Self

Psique: Queremos dar respostas para tudo, mas esquecemos de fazer perguntas

Crédito: Metrópoles/iStock

Photo of paper speech bubbles on blue background.

Uma simples imagem, descontextualizada. Um print de tela de celular, para ser mais exato. E, por um fio, quase ia pelo ralo a reputação de uma pessoa. Era improvável, pensei, mas uma fração de segundos foi o suficiente para que eu interpretasse tal imagem como a nova realidade.

Era o ponto de partida. Minha mente se encarregou do resto: criar uma história, uma sucessão de consequências, um desfecho desastroso. Uma imagem capaz de comprometer uma vida inteira, de alterar rumos de forma irreversível.

A imagem era verdadeira. Mas era limitada, pois não estava presente de um contexto. Assim como tudo na vida, convém dizer. Quando se apresentou numa realidade maior, imediatamente ganhou um sentido diferente daquele dos meus devaneios. Era a chegada da lucidez, mostrando que nem sempre o recorte pode ser a melhor amostra do todo.
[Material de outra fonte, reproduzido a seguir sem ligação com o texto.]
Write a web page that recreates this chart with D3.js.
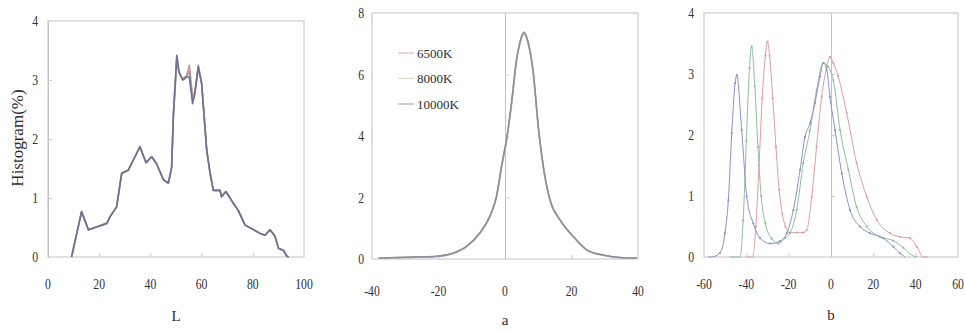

Felizmente, coloquei tal imagem à prova antes que minha mente trabalhasse mais. Os rastros percorridos pela imaginação foram sendo desfeitos, aos poucos, e assim evitei que o dano idealizado se transformasse em realidade. Deu certo, mas foi sofrido – um sofrimento vazio, vale dizer, uma vez que o cenário construído só existia no meu mundo interior.

Filme de terror
Não sou muito dado às paranoias. Minha analista também acha que não sou tão louco assim. Só experimentei um mecanismo primordial do psiquismo humano: a fantasia. As minhas, no evento citado, apontaram para um cenário negativo. Noutros momentos, podem me fazer acreditar em bondades e vantagens que não existem – assim como acontece com você, confesse.

É a dinâmica dos filmes de terror, e das histórias românticas. Uma sombra se transforma num demônio, assim como um sorriso foi para dizer que há recíproca no amor. Tudo dependerá da predisposição que nos atravessa em um determinado momento. Os sentidos conduzem um estímulo tal à nossa mente e ela se encarrega de completar a história.

Tudo isso acontece porque nosso psiquismo produz respostas, incessantemente. Até mesmo para as falsas interrogações, ou para aquilo que nunca poderá ser respondido. Assim, por exemplo, nasceu Deus: da necessidade de explicarmos a origem e o fim das coisas inexplicáveis.

A consciência é um órgão de processamento das informações que acessamos ao longo da vida – tanto do que está dentro, quanto do que está fora de nós. Mas não nos contentamos simplesmente em acumular, nomear. Temos, por instinto humano, a necessidade de interpretar. Somos insaciáveis no saber e intolerantes ao mistério.
E assim começam as grandes confusões, pois a nossa fantasia dará respostas, mesmo quando (e principalmente) quando não tiver argumentos o suficiente. Quanto mais alimentarmos as fantasias, mais força elas terão. E, assim, transformam-se numa espécie de mito que nos rege. E aos poucos ele terá poder para determinar nosso destino.

Desenvolver a consciência é, acima de tudo, conhecer e questionar os mitos que angariamos pelo caminho – não para destruí-los, mas para dar-lhes contexto, para que eles nos ofereçam sentido. Caso contrário, reinarão sobre nós, limitando ainda mais o nosso olhar. Manter atenção plena, vigiar para não cairmos na tentação de acreditar nas respostas que criamos.

Do que me aconteceu, restou uma lição: não esperar, um minuto sequer, assim que tiver a oportunidade de usar argumentos que contraponham fantasias. No território fértil da mente, uma má imagem semeada pode fazer brotar, rapidamente, uma floresta de infortúnios.